= Data in this exercise =

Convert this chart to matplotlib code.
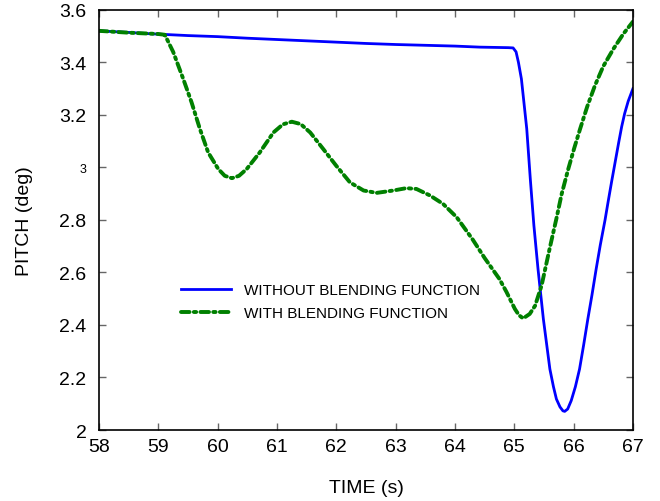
import matplotlib
matplotlib.use("Agg")
import matplotlib.pyplot as plt

plt.rcParams['font.family'] = ['Liberation Sans', 'DejaVu Sans']

# Series without blending function (blue)
t_without = [58.0, 58.5, 58.86, 59.5, 60.0, 60.5, 61.0, 61.5, 62.0, 62.5, 63.0, 63.5,
             64.0, 64.42, 64.9, 64.98, 65.03, 65.07, 65.12, 65.21, 65.27, 65.33, 65.40,
             65.49, 65.60, 65.66, 65.71, 65.77, 65.82, 65.85, 65.9, 65.96, 66.03, 66.1,
             66.17, 66.24, 66.31, 66.38, 66.45, 66.53, 66.58, 66.64, 66.70, 66.76, 66.81,
             66.86, 66.92, 67.0]
p_without = [3.52, 3.514, 3.509, 3.502, 3.498, 3.492, 3.487, 3.482, 3.477, 3.472, 3.468, 3.465,
             3.462, 3.458, 3.456, 3.455, 3.44, 3.40, 3.337, 3.147, 2.956, 2.78, 2.613,
             2.423, 2.232, 2.165, 2.118, 2.088, 2.073, 2.071, 2.08, 2.112, 2.165, 2.232,
             2.325, 2.423, 2.515, 2.613, 2.705, 2.80, 2.867, 2.945, 3.02, 3.095, 3.155,
             3.205, 3.252, 3.30]

# Series with blending function (green)
t_with = [58.0, 58.5, 59.0, 59.11, 59.25, 59.42, 59.56, 59.70, 59.84, 60.01, 60.12, 60.24,
          60.36, 60.49, 60.71, 60.94, 61.1, 61.25, 61.4, 61.56, 61.78, 62.0, 62.23, 62.46,
          62.68, 62.96, 63.18, 63.35, 63.58, 63.80, 64.03, 64.3, 64.5, 64.75, 64.87, 65.01,
          65.08, 65.15, 65.26, 65.35, 65.46, 65.60, 65.71, 65.80, 65.91, 66.01, 66.11, 66.23,
          66.36, 66.5, 66.67, 66.84, 67.0]
p_with = [3.52, 3.513, 3.508, 3.505, 3.44, 3.337, 3.248, 3.147, 3.057, 2.994, 2.968, 2.959,
          2.968, 2.994, 3.057, 3.133, 3.164, 3.174, 3.165, 3.133, 3.07, 3.006, 2.943, 2.912,
          2.903, 2.912, 2.921, 2.918, 2.893, 2.861, 2.81, 2.725, 2.655, 2.575, 2.525, 2.461,
          2.437, 2.425, 2.442, 2.473, 2.55, 2.695, 2.805, 2.90, 2.994, 3.073, 3.147, 3.232,
          3.312, 3.385, 3.451, 3.509, 3.555]

x_ticks = [58, 59, 60, 61, 62, 63, 64, 65, 66, 67]
y_ticks = [2.0, 2.2, 2.4, 2.6, 2.8, 3.0, 3.2, 3.4, 3.6]
y_tick_labels = ['2', '2.2', '2.4', '2.6', '2.8', '3', '3.2', '3.4', '3.6']

fig = plt.figure(figsize=(6.6, 5.02), dpi=100)
ax = fig.add_axes([0.150, 0.1414, 0.809, 0.837])

ax.plot(t_without, p_without, color='#0000ff', lw=2.0, label='WITHOUT BLENDING FUNCTION')
ax.plot(t_with, p_with, color='#008000', lw=2.8, linestyle=(0, (2.2, 1.1, 0.6, 1.1)),
        dash_capstyle='round', label='WITH BLENDING FUNCTION')

ax.set_xlim(58, 67)
ax.set_ylim(2.0, 3.6)
ax.set_xticks(x_ticks)
ax.set_xticklabels([str(v) for v in x_ticks])
ax.set_yticks(y_ticks)
ax.set_yticklabels(y_tick_labels)
ax.tick_params(axis='both', direction='in', length=5, width=1, color='#666666',
               labelsize=14, top=True, right=True)
ax.tick_params(axis='x', pad=6)
ax.tick_params(axis='y', pad=9)
for lbl in ax.get_yticklabels():
    if lbl.get_text() == '3':
        lbl.set_fontsize(9)
for s in ax.spines.values():
    s.set_linewidth(1.2)

ax.set_xlabel('TIME (s)', fontsize=14, labelpad=17)
ax.set_ylabel('PITCH (deg)', fontsize=14, labelpad=19)

leg = ax.legend(loc='upper left', bbox_to_anchor=(0.127, 0.382), frameon=False,
                fontsize=11, handlelength=3.3, handletextpad=0.85, labelspacing=0.6)

fig.savefig('out.png', dpi=100)
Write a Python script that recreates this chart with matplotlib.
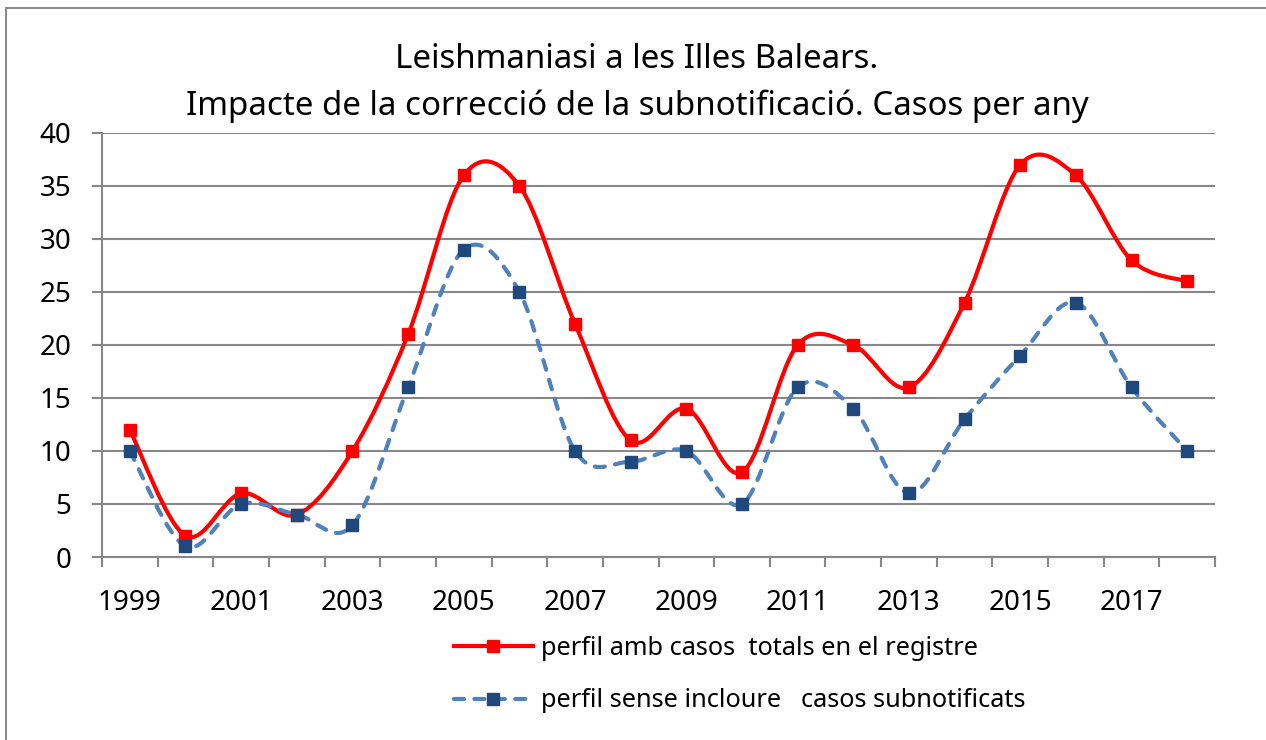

= Problem requirements =
Pictures don't belong in the copy. Restate all the entries exactly.

= Exercise output =
Convert this chart to matplotlib code.
import matplotlib
matplotlib.use("Agg")
import matplotlib.pyplot as plt

plt.rcParams['font.family'] = ['Liberation Sans', 'DejaVu Sans']

# Series without blending function (blue)
t_without = [58.0, 58.5, 58.86, 59.5, 60.0, 60.5, 61.0, 61.5, 62.0, 62.5, 63.0, 63.5,
             64.0, 64.42, 64.9, 64.98, 65.03, 65.07, 65.12, 65.21, 65.27, 65.33, 65.40,
             65.49, 65.60, 65.66, 65.71, 65.77, 65.82, 65.85, 65.9, 65.96, 66.03, 66.1,
             66.17, 66.24, 66.31, 66.38, 66.45, 66.53, 66.58, 66.64, 66.70, 66.76, 66.81,
             66.86, 66.92, 67.0]
p_without = [3.52, 3.514, 3.509, 3.502, 3.498, 3.492, 3.487, 3.482, 3.477, 3.472, 3.468, 3.465,
             3.462, 3.458, 3.456, 3.455, 3.44, 3.40, 3.337, 3.147, 2.956, 2.78, 2.613,
             2.423, 2.232, 2.165, 2.118, 2.088, 2.073, 2.071, 2.08, 2.112, 2.165, 2.232,
             2.325, 2.423, 2.515, 2.613, 2.705, 2.80, 2.867, 2.945, 3.02, 3.095, 3.155,
             3.205, 3.252, 3.30]

# Series with blending function (green)
t_with = [58.0, 58.5, 59.0, 59.11, 59.25, 59.42, 59.56, 59.70, 59.84, 60.01, 60.12, 60.24,
          60.36, 60.49, 60.71, 60.94, 61.1, 61.25, 61.4, 61.56, 61.78, 62.0, 62.23, 62.46,
          62.68, 62.96, 63.18, 63.35, 63.58, 63.80, 64.03, 64.3, 64.5, 64.75, 64.87, 65.01,
          65.08, 65.15, 65.26, 65.35, 65.46, 65.60, 65.71, 65.80, 65.91, 66.01, 66.11, 66.23,
          66.36, 66.5, 66.67, 66.84, 67.0]
p_with = [3.52, 3.513, 3.508, 3.505, 3.44, 3.337, 3.248, 3.147, 3.057, 2.994, 2.968, 2.959,
          2.968, 2.994, 3.057, 3.133, 3.164, 3.174, 3.165, 3.133, 3.07, 3.006, 2.943, 2.912,
          2.903, 2.912, 2.921, 2.918, 2.893, 2.861, 2.81, 2.725, 2.655, 2.575, 2.525, 2.461,
          2.437, 2.425, 2.442, 2.473, 2.55, 2.695, 2.805, 2.90, 2.994, 3.073, 3.147, 3.232,
          3.312, 3.385, 3.451, 3.509, 3.555]

x_ticks = [58, 59, 60, 61, 62, 63, 64, 65, 66, 67]
y_ticks = [2.0, 2.2, 2.4, 2.6, 2.8, 3.0, 3.2, 3.4, 3.6]
y_tick_labels = ['2', '2.2', '2.4', '2.6', '2.8', '3', '3.2', '3.4', '3.6']

fig = plt.figure(figsize=(6.6, 5.02), dpi=100)
ax = fig.add_axes([0.150, 0.1414, 0.809, 0.837])

ax.plot(t_without, p_without, color='#0000ff', lw=2.0, label='WITHOUT BLENDING FUNCTION')
ax.plot(t_with, p_with, color='#008000', lw=2.8, linestyle=(0, (2.2, 1.1, 0.6, 1.1)),
        dash_capstyle='round', label='WITH BLENDING FUNCTION')

ax.set_xlim(58, 67)
ax.set_ylim(2.0, 3.6)
ax.set_xticks(x_ticks)
ax.set_xticklabels([str(v) for v in x_ticks])
ax.set_yticks(y_ticks)
ax.set_yticklabels(y_tick_labels)
ax.tick_params(axis='both', direction='in', length=5, width=1, color='#666666',
               labelsize=14, top=True, right=True)
ax.tick_params(axis='x', pad=6)
ax.tick_params(axis='y', pad=9)
for lbl in ax.get_yticklabels():
    if lbl.get_text() == '3':
        lbl.set_fontsize(9)
for s in ax.spines.values():
    s.set_linewidth(1.2)

ax.set_xlabel('TIME (s)', fontsize=14, labelpad=17)
ax.set_ylabel('PITCH (deg)', fontsize=14, labelpad=19)

leg = ax.legend(loc='upper left', bbox_to_anchor=(0.127, 0.382), frameon=False,
                fontsize=11, handlelength=3.3, handletextpad=0.85, labelspacing=0.6)

fig.savefig('out.png', dpi=100)
Write a Python script that recreates this chart with matplotlib.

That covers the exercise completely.